§ PROMPT: Transcribe the whole listing below without changing a word, but leave out every image.
******
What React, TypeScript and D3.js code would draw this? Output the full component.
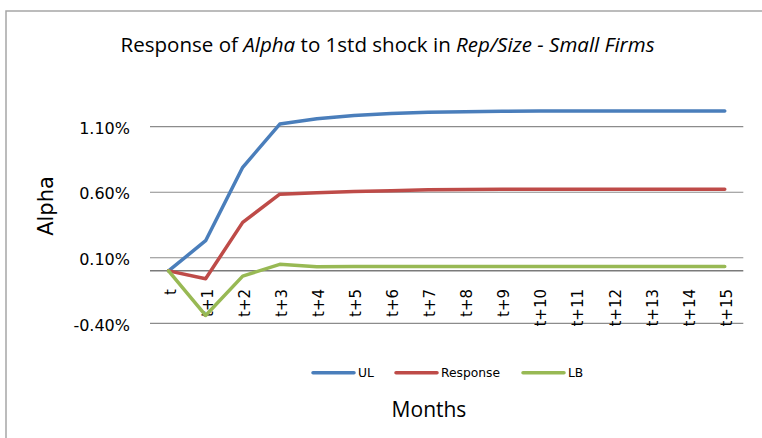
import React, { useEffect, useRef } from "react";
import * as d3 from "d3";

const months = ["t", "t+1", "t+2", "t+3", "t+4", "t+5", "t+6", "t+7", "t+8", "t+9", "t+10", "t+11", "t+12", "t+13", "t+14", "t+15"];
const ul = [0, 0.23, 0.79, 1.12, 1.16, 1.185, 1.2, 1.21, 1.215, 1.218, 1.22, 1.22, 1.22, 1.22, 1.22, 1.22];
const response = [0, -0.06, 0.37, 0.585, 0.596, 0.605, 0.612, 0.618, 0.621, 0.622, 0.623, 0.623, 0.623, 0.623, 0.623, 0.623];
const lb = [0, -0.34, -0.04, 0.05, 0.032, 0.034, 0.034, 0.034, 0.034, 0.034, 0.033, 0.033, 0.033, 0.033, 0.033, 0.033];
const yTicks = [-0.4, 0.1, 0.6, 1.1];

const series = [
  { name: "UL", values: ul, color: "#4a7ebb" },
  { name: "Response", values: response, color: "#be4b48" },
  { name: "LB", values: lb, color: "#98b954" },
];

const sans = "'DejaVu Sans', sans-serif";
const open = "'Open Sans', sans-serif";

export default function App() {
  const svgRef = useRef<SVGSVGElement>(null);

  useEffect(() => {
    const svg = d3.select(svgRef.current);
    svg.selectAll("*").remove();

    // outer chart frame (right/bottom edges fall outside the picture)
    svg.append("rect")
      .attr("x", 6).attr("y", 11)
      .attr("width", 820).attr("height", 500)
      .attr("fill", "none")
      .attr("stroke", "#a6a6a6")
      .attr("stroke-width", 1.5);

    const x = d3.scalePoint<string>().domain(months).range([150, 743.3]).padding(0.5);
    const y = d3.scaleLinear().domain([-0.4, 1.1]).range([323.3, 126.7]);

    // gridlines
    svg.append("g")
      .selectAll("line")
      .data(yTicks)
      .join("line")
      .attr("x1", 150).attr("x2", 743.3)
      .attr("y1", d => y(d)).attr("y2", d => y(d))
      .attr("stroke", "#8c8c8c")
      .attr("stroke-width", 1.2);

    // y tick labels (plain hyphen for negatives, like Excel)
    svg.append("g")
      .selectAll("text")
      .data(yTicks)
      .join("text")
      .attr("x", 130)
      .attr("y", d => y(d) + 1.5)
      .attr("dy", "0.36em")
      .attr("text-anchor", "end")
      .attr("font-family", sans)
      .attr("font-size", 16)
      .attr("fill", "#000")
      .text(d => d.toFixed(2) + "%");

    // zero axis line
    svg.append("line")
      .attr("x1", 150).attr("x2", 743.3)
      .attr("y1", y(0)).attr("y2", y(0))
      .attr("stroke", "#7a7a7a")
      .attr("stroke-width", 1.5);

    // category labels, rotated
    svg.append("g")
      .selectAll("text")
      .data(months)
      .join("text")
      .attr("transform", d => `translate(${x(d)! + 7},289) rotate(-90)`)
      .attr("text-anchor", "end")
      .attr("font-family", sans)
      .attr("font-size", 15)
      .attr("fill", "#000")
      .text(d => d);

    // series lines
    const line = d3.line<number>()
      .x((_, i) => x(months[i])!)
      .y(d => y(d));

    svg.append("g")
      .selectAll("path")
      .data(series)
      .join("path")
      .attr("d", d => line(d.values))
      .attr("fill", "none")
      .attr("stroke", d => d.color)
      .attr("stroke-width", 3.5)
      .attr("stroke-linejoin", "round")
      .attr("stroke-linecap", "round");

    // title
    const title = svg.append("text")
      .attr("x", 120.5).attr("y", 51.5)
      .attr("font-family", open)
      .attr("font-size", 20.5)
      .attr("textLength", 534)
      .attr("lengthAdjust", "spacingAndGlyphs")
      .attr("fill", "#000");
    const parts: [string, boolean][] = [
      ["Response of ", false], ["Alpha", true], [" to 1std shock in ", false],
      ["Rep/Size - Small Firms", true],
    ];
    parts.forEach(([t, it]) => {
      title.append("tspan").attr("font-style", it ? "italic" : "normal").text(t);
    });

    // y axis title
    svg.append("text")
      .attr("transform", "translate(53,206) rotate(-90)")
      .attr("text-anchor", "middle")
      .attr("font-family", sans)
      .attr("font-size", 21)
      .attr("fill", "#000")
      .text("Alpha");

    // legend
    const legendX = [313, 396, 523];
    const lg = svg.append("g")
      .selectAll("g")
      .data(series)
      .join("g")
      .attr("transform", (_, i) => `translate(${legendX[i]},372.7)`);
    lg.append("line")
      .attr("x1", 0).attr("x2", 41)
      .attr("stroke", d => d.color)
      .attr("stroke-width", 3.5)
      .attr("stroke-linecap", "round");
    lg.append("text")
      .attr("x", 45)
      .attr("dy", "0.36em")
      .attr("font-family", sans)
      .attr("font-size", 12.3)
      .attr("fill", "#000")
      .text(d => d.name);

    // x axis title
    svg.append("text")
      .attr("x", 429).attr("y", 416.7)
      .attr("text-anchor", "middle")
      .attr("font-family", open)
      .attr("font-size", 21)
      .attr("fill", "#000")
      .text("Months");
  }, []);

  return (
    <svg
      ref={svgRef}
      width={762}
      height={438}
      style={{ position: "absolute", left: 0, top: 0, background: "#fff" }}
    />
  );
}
******
§ PROBLEM SOLUTION:
What React, TypeScript and D3.js code would draw this? Output the full component.
import React, { useEffect, useRef } from "react";
import * as d3 from "d3";

const months = ["t", "t+1", "t+2", "t+3", "t+4", "t+5", "t+6", "t+7", "t+8", "t+9", "t+10", "t+11", "t+12", "t+13", "t+14", "t+15"];
const ul = [0, 0.23, 0.79, 1.12, 1.16, 1.185, 1.2, 1.21, 1.215, 1.218, 1.22, 1.22, 1.22, 1.22, 1.22, 1.22];
const response = [0, -0.06, 0.37, 0.585, 0.596, 0.605, 0.612, 0.618, 0.621, 0.622, 0.623, 0.623, 0.623, 0.623, 0.623, 0.623];
const lb = [0, -0.34, -0.04, 0.05, 0.032, 0.034, 0.034, 0.034, 0.034, 0.034, 0.033, 0.033, 0.033, 0.033, 0.033, 0.033];
const yTicks = [-0.4, 0.1, 0.6, 1.1];

const series = [
  { name: "UL", values: ul, color: "#4a7ebb" },
  { name: "Response", values: response, color: "#be4b48" },
  { name: "LB", values: lb, color: "#98b954" },
];

const sans = "'DejaVu Sans', sans-serif";
const open = "'Open Sans', sans-serif";

export default function App() {
  const svgRef = useRef<SVGSVGElement>(null);

  useEffect(() => {
    const svg = d3.select(svgRef.current);
    svg.selectAll("*").remove();

    // outer chart frame (right/bottom edges fall outside the picture)
    svg.append("rect")
      .attr("x", 6).attr("y", 11)
      .attr("width", 820).attr("height", 500)
      .attr("fill", "none")
      .attr("stroke", "#a6a6a6")
      .attr("stroke-width", 1.5);

    const x = d3.scalePoint<string>().domain(months).range([150, 743.3]).padding(0.5);
    const y = d3.scaleLinear().domain([-0.4, 1.1]).range([323.3, 126.7]);

    // gridlines
    svg.append("g")
      .selectAll("line")
      .data(yTicks)
      .join("line")
      .attr("x1", 150).attr("x2", 743.3)
      .attr("y1", d => y(d)).attr("y2", d => y(d))
      .attr("stroke", "#8c8c8c")
      .attr("stroke-width", 1.2);

    // y tick labels (plain hyphen for negatives, like Excel)
    svg.append("g")
      .selectAll("text")
      .data(yTicks)
      .join("text")
      .attr("x", 130)
      .attr("y", d => y(d) + 1.5)
      .attr("dy", "0.36em")
      .attr("text-anchor", "end")
      .attr("font-family", sans)
      .attr("font-size", 16)
      .attr("fill", "#000")
      .text(d => d.toFixed(2) + "%");

    // zero axis line
    svg.append("line")
      .attr("x1", 150).attr("x2", 743.3)
      .attr("y1", y(0)).attr("y2", y(0))
      .attr("stroke", "#7a7a7a")
      .attr("stroke-width", 1.5);

    // category labels, rotated
    svg.append("g")
      .selectAll("text")
      .data(months)
      .join("text")
      .attr("transform", d => `translate(${x(d)! + 7},289) rotate(-90)`)
      .attr("text-anchor", "end")
      .attr("font-family", sans)
      .attr("font-size", 15)
      .attr("fill", "#000")
      .text(d => d);

    // series lines
    const line = d3.line<number>()
      .x((_, i) => x(months[i])!)
      .y(d => y(d));

    svg.append("g")
      .selectAll("path")
      .data(series)
      .join("path")
      .attr("d", d => line(d.values))
      .attr("fill", "none")
      .attr("stroke", d => d.color)
      .attr("stroke-width", 3.5)
      .attr("stroke-linejoin", "round")
      .attr("stroke-linecap", "round");

    // title
    const title = svg.append("text")
      .attr("x", 120.5).attr("y", 51.5)
      .attr("font-family", open)
      .attr("font-size", 20.5)
      .attr("textLength", 534)
      .attr("lengthAdjust", "spacingAndGlyphs")
      .attr("fill", "#000");
    const parts: [string, boolean][] = [
      ["Response of ", false], ["Alpha", true], [" to 1std shock in ", false],
      ["Rep/Size - Small Firms", true],
    ];
    parts.forEach(([t, it]) => {
      title.append("tspan").attr("font-style", it ? "italic" : "normal").text(t);
    });

    // y axis title
    svg.append("text")
      .attr("transform", "translate(53,206) rotate(-90)")
      .attr("text-anchor", "middle")
      .attr("font-family", sans)
      .attr("font-size", 21)
      .attr("fill", "#000")
      .text("Alpha");

    // legend
    const legendX = [313, 396, 523];
    const lg = svg.append("g")
      .selectAll("g")
      .data(series)
      .join("g")
      .attr("transform", (_, i) => `translate(${legendX[i]},372.7)`);
    lg.append("line")
      .attr("x1", 0).attr("x2", 41)
      .attr("stroke", d => d.color)
      .attr("stroke-width", 3.5)
      .attr("stroke-linecap", "round");
    lg.append("text")
      .attr("x", 45)
      .attr("dy", "0.36em")
      .attr("font-family", sans)
      .attr("font-size", 12.3)
      .attr("fill", "#000")
      .text(d => d.name);

    // x axis title
    svg.append("text")
      .attr("x", 429).attr("y", 416.7)
      .attr("text-anchor", "middle")
      .attr("font-family", open)
      .attr("font-size", 21)
      .attr("fill", "#000")
      .text("Months");
  }, []);

  return (
    <svg
      ref={svgRef}
      width={762}
      height={438}
      style={{ position: "absolute", left: 0, top: 0, background: "#fff" }}
    />
  );
}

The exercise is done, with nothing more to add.